Eliminating physical machinery reduces power consumption both the power to run the servers and the power to cool the server room. It also simplifies maintenance while keeping the same amount of computing power. When implemented correctly, server virtualization also frees up financial and human resources for more strategic initiatives. Consolidating resources through virtualization can reduce server-related costs by an estimated 50 to 70 percent.
Server virtualization also allows businesses to repurpose their information technology (IT) infrastructure rapidly if necessary, providing greater up time, higher fault tolerance and improved operational continuity in the event of a disaster or failure. However, poor planning decisions can eat away at the very savings that server virtualization offers.
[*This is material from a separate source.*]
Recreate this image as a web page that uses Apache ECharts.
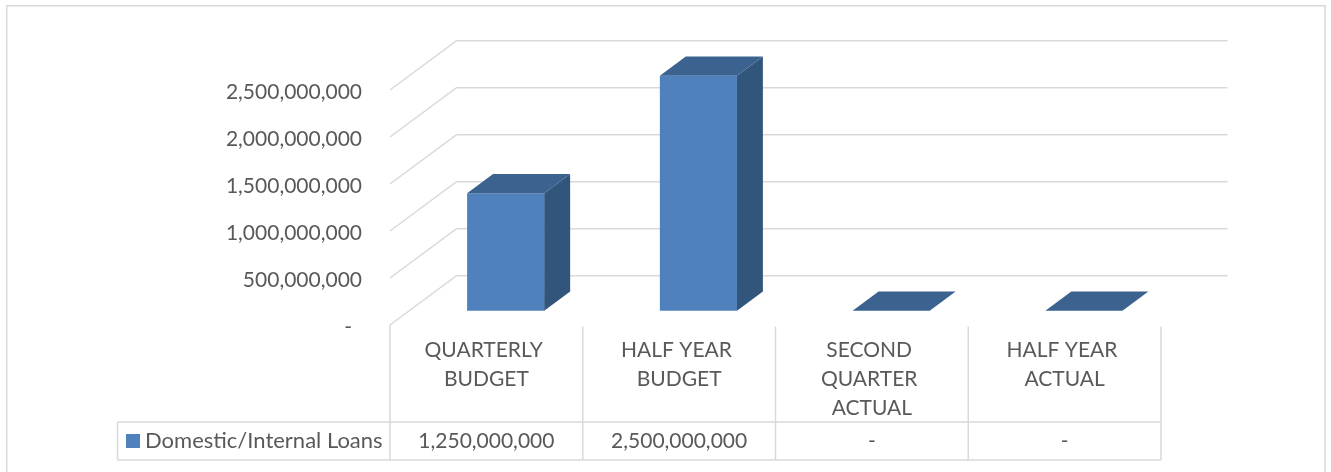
<!DOCTYPE html>
<html>
<head>
<meta charset="utf-8">
<script src="https://cdn.jsdelivr.net/npm/echarts@6/dist/echarts.min.js"></script>
<style>
  html, body { margin: 0; padding: 0; background: #ffffff; }
  #chart { width: 1331px; height: 472px; }
</style>
</head>
<body>
<div id="chart"></div>
<script>
// Domestic/Internal Loans: budget vs actual
const categories = ['QUARTERLY BUDGET', 'HALF YEAR BUDGET', 'SECOND QUARTER ACTUAL', 'HALF YEAR ACTUAL'];
const seriesName = 'Domestic/Internal Loans';
const loanValues = [1250000000, 2500000000, 0, 0];
const axisTicks = [0, 500000000, 1000000000, 1500000000, 2000000000, 2500000000];

// Pseudo-3D projection: offset of the back wall relative to the front plane
const DEPTH_X = 66.5;
const DEPTH_Y = -49.3;
const BAR_FRONT = 0.29;   // fraction of depth where the bar's front face sits
const BAR_DEPTH = 0.39;   // bar thickness as a fraction of depth
const BAR_WIDTH = 0.4;    // fraction of category band

const TEXT_COLOR = '#595959';
const LINE_COLOR = '#d9d9d9';
const FONT = 'Lato, "Open Sans", sans-serif';

// Table rows below the plot
const TABLE_TOP = 325;
const ROW_TOP = 422;
const ROW_BOTTOM = 460;
const LEGEND_CELL_LEFT = 117.5;

function withCommas(v) {
  const s = String(Math.round(v));
  return s.replace(/\B(?=(\d{3})+(?!\d))/g, ',');
}

const chart = echarts.init(document.getElementById('chart'), null, { renderer: 'canvas' });

function wallItem(params, api) {
  const v = api.value(0);
  const band = api.size([1, 0])[0];
  const pFirst = api.coord([0, v]);
  const pLast = api.coord([categories.length - 1, v]);
  const left = pFirst[0] - band / 2;
  const right = pLast[0] + band / 2;
  const y = pFirst[1];
  return {
    type: 'polyline',
    shape: { points: [[left, y], [left + DEPTH_X, y + DEPTH_Y], [right + DEPTH_X, y + DEPTH_Y]] },
    style: { stroke: LINE_COLOR, lineWidth: 1.5, fill: null }
  };
}

function barItem(params, api) {
  const i = api.value(0);
  const v = api.value(1);
  const band = api.size([1, 0])[0];
  const top = api.coord([i, v]);
  const base = api.coord([i, 0]);
  const w = band * BAR_WIDTH;
  const ox = DEPTH_X * BAR_FRONT, oy = DEPTH_Y * BAR_FRONT;
  const bx = DEPTH_X * BAR_DEPTH, by = DEPTH_Y * BAR_DEPTH;
  const x0 = top[0] - w / 2 + ox;
  const x1 = x0 + w;
  const yT = top[1] + oy;
  const yB = base[1] + oy;
  const children = [];
  if (yB - yT > 0.5) {
    children.push({
      type: 'polygon',
      shape: { points: [[x0, yT], [x1, yT], [x1, yB], [x0, yB]] },
      style: { fill: '#4f81bd' }
    });
    children.push({
      type: 'polygon',
      shape: { points: [[x1, yT], [x1 + bx, yT + by], [x1 + bx, yB + by], [x1, yB]] },
      style: { fill: '#32557c' }
    });
  }
  children.push({
    type: 'polygon',
    shape: { points: [[x0, yT], [x1, yT], [x1 + bx, yT + by], [x0 + bx, yT + by]] },
    style: { fill: '#3c6290' }
  });
  return { type: 'group', children: children };
}

function tableItem(params, api) {
  const i = api.value(0);
  const v = api.value(1);
  const band = api.size([1, 0])[0];
  const c = api.coord([i, 0]);
  const l = c[0] - band / 2;
  const r = c[0] + band / 2;
  const lineStyle = { stroke: LINE_COLOR, lineWidth: 1.5 };
  const children = [
    { type: 'line', shape: { x1: r, y1: TABLE_TOP + 1.5, x2: r, y2: ROW_BOTTOM }, style: lineStyle },
    { type: 'line', shape: { x1: l, y1: ROW_TOP, x2: r, y2: ROW_TOP }, style: lineStyle },
    { type: 'line', shape: { x1: l, y1: ROW_BOTTOM, x2: r, y2: ROW_BOTTOM }, style: lineStyle },
    {
      type: 'text',
      style: {
        x: c[0], y: (ROW_TOP + ROW_BOTTOM) / 2,
        text: v === 0 ? '-' : withCommas(v),
        align: 'center', verticalAlign: 'middle',
        fill: TEXT_COLOR, fontSize: 21, fontFamily: FONT
      }
    }
  ];
  if (i === 0) {
    children.push({ type: 'line', shape: { x1: l, y1: TABLE_TOP, x2: l, y2: ROW_BOTTOM }, style: lineStyle });
  }
  return { type: 'group', children: children };
}

const option = {
  animation: false,
  backgroundColor: '#ffffff',
  textStyle: { fontFamily: FONT },
  grid: { left: 390, top: 90, width: 771, height: 235, containLabel: false },
  xAxis: {
    type: 'category',
    data: categories,
    axisLine: { show: false },
    axisTick: { show: false },
    splitLine: { show: false },
    axisLabel: {
      interval: 0,
      margin: 11,
      width: 150,
      overflow: 'break',
      lineHeight: 29,
      fontSize: 21,
      fontFamily: FONT,
      color: TEXT_COLOR
    }
  },
  yAxis: {
    type: 'value',
    min: axisTicks[0],
    max: axisTicks[axisTicks.length - 1],
    interval: axisTicks[1] - axisTicks[0],
    axisLine: { show: false },
    axisTick: { show: false },
    splitLine: { show: false },
    axisLabel: {
      margin: 28,
      fontSize: 21,
      fontFamily: FONT,
      color: TEXT_COLOR,
      padding: [5, 0, 0, 0],
      formatter: function (v) { return v === 0 ? '{d|-}' : withCommas(v); },
      rich: { d: { fontSize: 21, fontFamily: FONT, color: TEXT_COLOR, padding: [0, 10, 0, 0] } }
    }
  },
  legend: {
    data: [seriesName],
    left: 126,
    top: 430,
    padding: 0,
    itemWidth: 14,
    itemHeight: 14,
    icon: 'rect',
    selectedMode: false,
    textStyle: { fontSize: 22, fontFamily: FONT, color: TEXT_COLOR, lineHeight: 22 }
  },
  graphic: [
    // outer chart frame
    { type: 'rect', shape: { x: 6.7, y: 5.7, width: 1318.3, height: 520 }, style: { fill: null, stroke: LINE_COLOR, lineWidth: 1.5 }, silent: true },
    // legend cell of the data table
    { type: 'line', shape: { x1: LEGEND_CELL_LEFT, y1: ROW_TOP, x2: 390, y2: ROW_TOP }, style: { stroke: LINE_COLOR, lineWidth: 1.5 }, silent: true },
    { type: 'line', shape: { x1: LEGEND_CELL_LEFT, y1: ROW_BOTTOM, x2: 390, y2: ROW_BOTTOM }, style: { stroke: LINE_COLOR, lineWidth: 1.5 }, silent: true },
    { type: 'line', shape: { x1: LEGEND_CELL_LEFT, y1: ROW_TOP, x2: LEGEND_CELL_LEFT, y2: ROW_BOTTOM }, style: { stroke: LINE_COLOR, lineWidth: 1.5 }, silent: true }
  ],
  series: [
    {
      name: 'walls',
      type: 'custom',
      renderItem: wallItem,
      data: axisTicks.map(function (t) { return [t]; }),
      encode: { y: 0 },
      silent: true,
      z: 1
    },
    {
      name: seriesName,
      type: 'custom',
      renderItem: barItem,
      itemStyle: { color: '#4f81bd' },
      data: loanValues.map(function (v, i) { return [i, v]; }),
      encode: { x: 0, y: 1 },
      z: 3
    },
    {
      name: 'table',
      type: 'custom',
      renderItem: tableItem,
      data: loanValues.map(function (v, i) { return [i, v]; }),
      encode: { x: 0, y: 1 },
      silent: true,
      z: 2
    }
  ]
};

chart.setOption(option);
</script>
</body>
</html>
1. Base your virtualization investment decisions on reality, not theory. Conduct a comprehensive assessment of your server environment to identify which pieces of hardware you can -- and should -- virtualize. Free tools from companies such as VMware or Microsoft can help identify exactly which servers are good candidates for virtualization, enabling you plan for your specific needs
2. Before virtualizing the servers your assessment targets, be certain that the software applications you use are compatible with virtualization software. Qualified solution providers and most virtualization software vendors will help you determine if your server environment and applications are suitable for virtualization.